Wait! Before you turn the page violently in disgust, let me explain!
As a journalist, I have thought about this issue of violence on TV for many, many years.
I wasn’t ready to write about it just yet, but now that the SABC has decided to ban protest violence from its channels, I reckon a deeper perspective is necessary.
The public broadcaster will no longer be showing images of people burning down schools, colleges and government buildings. I am not a fan of the SABC’s new boss Hlaudi Motsoeneng, but I think he may just have a point when he says the SABC “…will not help these individuals push their agenda that seeks media attention.”

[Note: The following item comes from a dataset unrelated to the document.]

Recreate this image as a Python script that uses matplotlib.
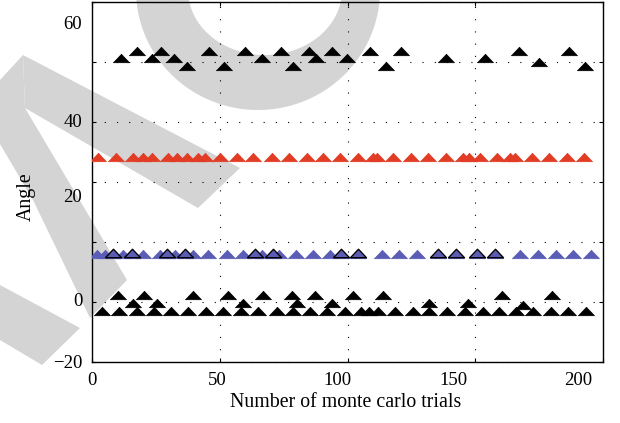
import numpy as np
import matplotlib.pyplot as plt
from matplotlib.path import Path
from matplotlib.patches import PathPatch

# Estimated angles from each trial (four sources)
trials_top = [11.2, 17.5, 23.4, 27.0, 32.1, 37.1, 45.9, 51.7, 60.0, 66.7, 73.9, 78.8, 85.0,
              87.7, 94.1, 99.8, 108.8, 115.1, 120.8, 138.6, 153.8, 167.2, 175.1, 186.8, 193.1]
angle_top = [52.6, 54.1, 52.6, 54.1, 52.6, 50.7, 54.1, 50.7, 54.1, 52.6, 54.1, 50.7, 54.1,
             52.6, 54.1, 52.6, 54.1, 50.7, 54.1, 52.6, 52.6, 54.1, 51.6, 54.1, 50.7]

trials_red = [2.5, 9.4, 16.2, 20.1, 23.4, 29.9, 33.2, 37.1, 41.6, 44.2, 50.1, 56.6, 63.1,
              70.3, 77.1, 84.0, 90.5, 97.1, 104.2, 110.1, 111.4, 117.9, 124.7, 131.6, 138.6,
              145.3, 147.7, 151.9, 158.4, 163.6, 165.6, 172.1, 179.0, 185.8, 192.6]
angle_red = [30.5, 30.5, 30.5, 30.5, 30.5, 30.5, 30.5, 30.5, 30.5, 30.5, 30.5, 30.5, 30.5,
             30.5, 30.5, 30.5, 30.5, 30.5, 30.5, 30.5, 30.5, 30.5, 30.5, 30.5, 30.5,
             30.5, 30.5, 30.5, 30.5, 30.5, 30.5, 30.5, 30.5, 30.5, 30.5]

trials_blue = [2.0, 5.1, 8.3, 12.3, 15.5, 20.1, 26.6, 29.2, 32.5, 36.4, 39.6, 45.5, 52.7,
               59.2, 63.8, 66.4, 70.7, 73.3, 79.8, 86.6, 93.2, 97.3, 104.2, 113.4, 120.3,
               127.1, 135.5, 142.5, 150.6, 157.7, 167.5, 174.7, 181.6, 188.4, 195.2]
angle_blue = [9.0, 9.0, 9.0, 9.0, 9.0, 9.0, 9.0, 9.0, 9.0, 9.0, 9.0, 9.0, 9.0,
              9.0, 9.0, 9.0, 9.0, 9.0, 9.0, 9.0, 9.0, 9.0, 9.0, 9.0, 9.0,
              9.0, 9.0, 9.0, 9.0, 9.0, 9.0, 9.0, 9.0, 9.0, 9.0]

trials_open = [8.3, 15.5, 29.2, 36.4, 63.8, 70.7, 97.3, 104.2, 135.5, 142.5, 150.6, 157.7]
angle_open = [9.3, 9.3, 9.3, 9.3, 9.3, 9.3, 9.3, 9.3, 9.3, 9.3, 9.3, 9.3]

trials_low = [3.8, 10.7, 17.5, 24.3, 30.8, 37.7, 44.6, 51.4, 58.2, 65.1, 72.3, 78.8, 85.3,
              91.9, 99.0, 105.2, 108.5, 112.1, 118.6, 125.5, 132.0, 138.8, 146.0, 152.9,
              159.4, 166.0, 172.7, 179.6, 186.4, 193.3,
              10.3, 20.4, 39.4, 53.3, 67.0, 78.3, 87.3, 102.0, 114.0, 160.4, 179.9,
              16.2, 25.3, 59.2, 80.2, 93.8, 132.0, 147.0, 168.7]
angle_low = [-3.6, -3.6, -3.6, -3.6, -3.6, -3.6, -3.6, -3.6, -3.6, -3.6, -3.6, -3.6, -3.6,
             -3.6, -3.6, -3.6, -3.6, -3.6, -3.6, -3.6, -3.6, -3.6, -3.6, -3.6,
             -3.6, -3.6, -3.6, -3.6, -3.6, -3.6,
             -0.1, -0.1, -0.1, -0.1, -0.1, -0.1, -0.1, -0.1, -0.1, -0.1, -0.1,
             -1.8, -1.8, -1.8, -1.8, -1.8, -1.8, -1.8, -2.3]

xtick_labels = ['0', '50', '100', '150', '200']
ytick_labels = ['60', '40', '20', '0', '\u221220']

plt.rcParams['font.family'] = ['Liberation Serif', 'DejaVu Serif']

W, H = 620, 423
fig = plt.figure(figsize=(W / 100, H / 100), dpi=100)
fig.patch.set_facecolor('white')


def px(points):
    # pixel coords (origin top-left) -> figure fraction
    p = np.asarray(points, dtype=float)
    return np.column_stack([p[:, 0] / W, 1 - p[:, 1] / H])


def ellipse(cx, cy, a, b, reverse=False):
    t = np.linspace(0, 2 * np.pi, 200)
    if reverse:
        t = t[::-1]
    return np.column_stack([cx + a * np.cos(t), cy + b * np.sin(t)])


# grey background stamp
grey = '#d4d4d4'
shapes = [
    [(23, 55), (240, 168), (198, 208), (25, 108)],
    [(23, 55), (25, 108), (127, 280), (90, 318), (33, 200), (0, 144), (0, 80)],
    [(0, 285), (80, 328), (42, 365), (0, 340)],
]
for s in shapes:
    verts = px(s)
    codes = [Path.MOVETO] + [Path.LINETO] * (len(s) - 1)
    fig.add_artist(PathPatch(Path(verts, codes), transform=fig.transFigure,
                             facecolor=grey, edgecolor='none', zorder=-1))
outer = px(ellipse(258, -10, 122, 120))
inner = px(ellipse(265, -10, 77, 65, reverse=True))
ring = Path(np.vstack([outer, inner]),
            [Path.MOVETO] + [Path.LINETO] * (len(outer) - 1) +
            [Path.MOVETO] + [Path.LINETO] * (len(inner) - 1))
fig.add_artist(PathPatch(ring, transform=fig.transFigure,
                         facecolor=grey, edgecolor='none', zorder=-1))

ax = fig.add_axes([92 / W, 1 - 362 / H, 511 / W, 360 / H])
ax.set_facecolor('none')

tri = [(-1, -0.53), (1, -0.53), (0, 0.53), (-1, -0.53)]
ms = 11.5

ax.plot(trials_red, angle_red, linestyle='none', marker=tri, markersize=ms,
        color='#e23c25', markeredgewidth=0.5, zorder=3)
ax.plot(trials_blue, angle_blue, linestyle='none', marker=tri, markersize=ms,
        color='#5a5cb6', markeredgewidth=0.5, zorder=3)
ax.plot(trials_open, angle_open, linestyle='none', marker=tri, markersize=ms,
        markerfacecolor='none', markeredgecolor='black', markeredgewidth=1.0, zorder=4)
ax.plot(trials_top, angle_top, linestyle='none', marker=tri, markersize=ms,
        color='black', markeredgewidth=0.5, zorder=5)
ax.plot(trials_low, angle_low, linestyle='none', marker=tri, markersize=ms,
        color='black', markeredgewidth=0.5, zorder=5)

ax.set_xlim(0, 200)
ax.set_ylim(-15, 65)

# dotted grid on the major ticks, labels carried by minor ticks
ax.set_xticks([0, 50, 100, 150, 200])
ax.set_yticks(np.linspace(-15, 65, 7))
ax.set_xticks([0.05, 48.9, 95.9, 141.3, 190.2], xtick_labels, minor=True)
ax.set_yticks([60.4, 38.6, 21.9, -1.2, -14.9], ytick_labels, minor=True)
ax.tick_params(which='major', direction='in', length=3, width=0.8,
               labelbottom=False, labelleft=False, top=True, right=True)
ax.tick_params(which='minor', length=0, pad=7, labelsize=13.5)
ax.grid(True, which='major', color='black', linestyle=(0, (1, 10)), linewidth=0.8)
for sp in ax.spines.values():
    sp.set_linewidth(1.0)

ax.set_xlabel('Number of monte carlo trials', fontsize=14.3)
ax.xaxis.set_label_coords((346 - 92) / 511, (362 - 393) / 360)
ax.set_ylabel('Angle', fontsize=14.3, va='center')
ax.yaxis.set_label_coords((26 - 92) / 511, (362 - 197) / 360)

fig.savefig('out.png', dpi=100)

There’s an old saying that violence begets violence and I think that also means that by showing violence on TV, we are teaching others that showing dissatisfaction violently is OK.

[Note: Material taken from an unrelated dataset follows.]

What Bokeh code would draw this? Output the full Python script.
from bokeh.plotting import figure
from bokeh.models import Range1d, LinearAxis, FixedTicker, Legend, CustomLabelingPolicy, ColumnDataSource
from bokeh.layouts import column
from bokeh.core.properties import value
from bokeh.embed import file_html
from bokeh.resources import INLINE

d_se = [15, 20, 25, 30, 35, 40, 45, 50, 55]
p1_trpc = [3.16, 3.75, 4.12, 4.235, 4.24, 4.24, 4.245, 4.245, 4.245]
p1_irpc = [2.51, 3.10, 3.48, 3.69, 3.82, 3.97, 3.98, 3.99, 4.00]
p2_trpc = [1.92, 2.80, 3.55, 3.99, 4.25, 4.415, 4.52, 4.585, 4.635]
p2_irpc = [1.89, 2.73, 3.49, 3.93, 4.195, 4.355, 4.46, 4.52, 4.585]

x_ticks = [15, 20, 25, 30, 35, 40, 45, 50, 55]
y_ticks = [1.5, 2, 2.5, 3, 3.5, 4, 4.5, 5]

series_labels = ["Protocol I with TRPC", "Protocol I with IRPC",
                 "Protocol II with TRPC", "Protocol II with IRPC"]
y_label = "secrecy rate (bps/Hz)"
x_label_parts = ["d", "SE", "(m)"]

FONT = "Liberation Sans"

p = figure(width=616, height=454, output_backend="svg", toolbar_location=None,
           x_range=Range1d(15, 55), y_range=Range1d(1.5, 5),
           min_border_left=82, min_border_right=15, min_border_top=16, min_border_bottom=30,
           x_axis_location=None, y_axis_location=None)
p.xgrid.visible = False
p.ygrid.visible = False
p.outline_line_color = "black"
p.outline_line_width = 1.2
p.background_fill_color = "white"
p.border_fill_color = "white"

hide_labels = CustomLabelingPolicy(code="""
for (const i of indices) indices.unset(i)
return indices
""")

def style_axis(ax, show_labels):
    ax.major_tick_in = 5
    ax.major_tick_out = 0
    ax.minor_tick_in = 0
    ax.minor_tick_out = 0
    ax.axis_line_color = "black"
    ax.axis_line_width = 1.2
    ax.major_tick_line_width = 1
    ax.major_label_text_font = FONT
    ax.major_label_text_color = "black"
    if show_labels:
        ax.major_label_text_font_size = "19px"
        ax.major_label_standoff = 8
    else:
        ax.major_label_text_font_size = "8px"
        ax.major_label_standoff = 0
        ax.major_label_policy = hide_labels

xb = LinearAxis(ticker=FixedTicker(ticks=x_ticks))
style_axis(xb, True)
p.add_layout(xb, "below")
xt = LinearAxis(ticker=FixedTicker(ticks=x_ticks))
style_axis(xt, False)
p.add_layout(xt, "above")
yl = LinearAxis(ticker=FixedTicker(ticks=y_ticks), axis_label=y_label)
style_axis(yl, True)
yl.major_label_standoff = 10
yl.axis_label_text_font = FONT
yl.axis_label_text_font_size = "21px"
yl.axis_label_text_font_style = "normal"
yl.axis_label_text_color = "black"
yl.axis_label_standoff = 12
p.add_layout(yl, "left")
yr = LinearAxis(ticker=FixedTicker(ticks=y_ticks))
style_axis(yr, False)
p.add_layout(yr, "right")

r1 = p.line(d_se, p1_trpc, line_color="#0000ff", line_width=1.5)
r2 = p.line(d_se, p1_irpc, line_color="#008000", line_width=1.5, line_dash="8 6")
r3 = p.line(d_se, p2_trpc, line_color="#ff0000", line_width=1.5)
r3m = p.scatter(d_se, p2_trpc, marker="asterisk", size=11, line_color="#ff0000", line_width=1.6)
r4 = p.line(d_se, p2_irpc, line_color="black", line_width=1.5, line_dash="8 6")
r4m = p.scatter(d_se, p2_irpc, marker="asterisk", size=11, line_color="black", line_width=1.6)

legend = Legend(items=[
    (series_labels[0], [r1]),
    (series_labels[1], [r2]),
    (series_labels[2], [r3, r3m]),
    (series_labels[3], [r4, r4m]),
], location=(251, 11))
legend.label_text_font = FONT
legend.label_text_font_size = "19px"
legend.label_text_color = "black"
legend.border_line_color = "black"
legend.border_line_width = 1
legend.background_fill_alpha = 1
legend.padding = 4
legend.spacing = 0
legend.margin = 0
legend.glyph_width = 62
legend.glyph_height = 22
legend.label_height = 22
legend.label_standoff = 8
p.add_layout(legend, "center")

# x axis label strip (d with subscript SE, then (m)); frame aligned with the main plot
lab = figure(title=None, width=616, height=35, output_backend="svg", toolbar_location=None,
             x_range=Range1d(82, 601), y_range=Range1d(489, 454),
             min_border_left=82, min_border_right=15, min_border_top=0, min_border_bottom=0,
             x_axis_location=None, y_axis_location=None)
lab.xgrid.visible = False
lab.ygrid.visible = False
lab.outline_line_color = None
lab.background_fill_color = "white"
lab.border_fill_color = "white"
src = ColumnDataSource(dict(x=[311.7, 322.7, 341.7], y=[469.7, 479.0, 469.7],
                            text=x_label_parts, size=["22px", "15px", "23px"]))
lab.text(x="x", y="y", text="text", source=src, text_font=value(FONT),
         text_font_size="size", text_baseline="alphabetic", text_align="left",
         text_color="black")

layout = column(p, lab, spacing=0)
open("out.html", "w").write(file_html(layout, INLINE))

If you pay close attention to the news, then you will notice how violence happens in groups. You’ll hear about a violent protest somewhere and then suddenly you’ll hear about many more, one after the other. Or there’ll be a child rape, which is suddenly followed by another, then another. And we then wonder what’s going on!

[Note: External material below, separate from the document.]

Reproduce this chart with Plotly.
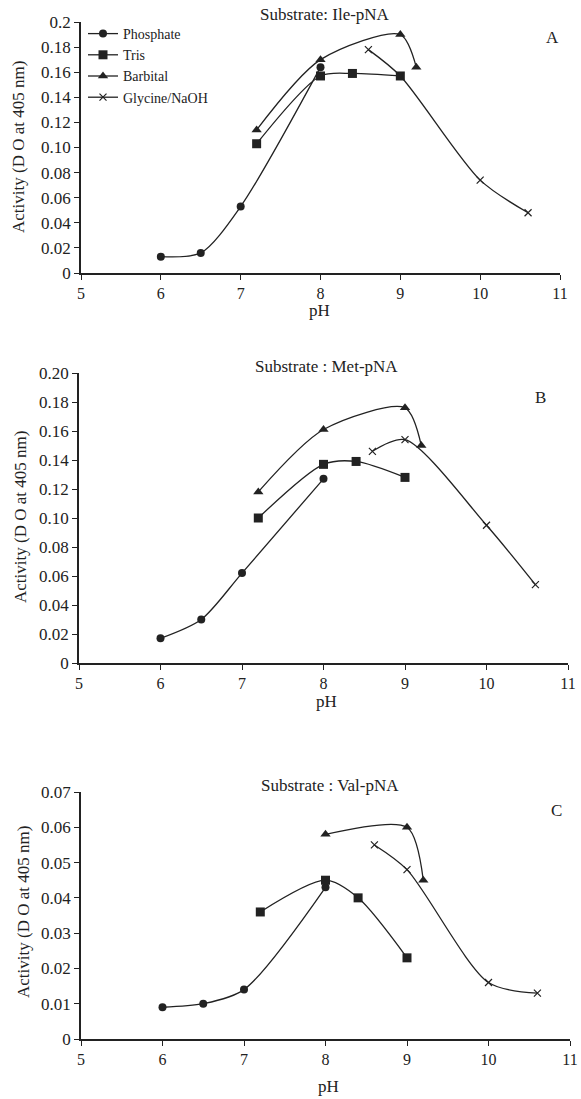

Well, those of us who think about the psychology of mass communication very deeply, believe that news stories don’t merely report on events, but unintentionally also encourage them.
In other words, when someone who is already a little sick in the head hears a story about a child having been raped, then he may feel that it’s OK for him to also do it. And trust me, there are many sick people among us. I believe the same goes for good-for-nothing people who want to get their names and pictures into the newspapers and onto TV.
Even Facebook realised this last week, when it reconsidered a decision to allow a video of a woman being beheaded in Mexico. Facebook withdraw the decision and banned the gory video. It’s always tough to decide between telling the whole true story for public interests, and glorifying violence.
What all of this also means is that the opposite is also true.
If the SABC shows more examples of love, reason, compassion and peacefulness, then there should be more of it in society. But this doesn’t mean those nasty things disappear in real life. And that’s ultimately the problem and the concern from journalists and those who criticise the SABC’s decision. By not showing us the truth, the SABC may be creating the illusion of a utopia, when we are in fact at the edge of civil war.
But I do believe that most people who perpetrate violence, do so especially when there’s a TV camera around and there’s a chance they will be on TV tonight. Remove that incentive and we should see less violence in society.
Of course this is an isolated argument that does not consider all the other factors behind violence. The biggest reason will always be disempowerment, but I believe this is one of the contributing factors that we can tackle with relative ease.
Besides, destroying government property is stupidly short-sighted. As Motsoeneng says: “… protest peacefully without destroying the very same institutions that are needed to restore dignity.”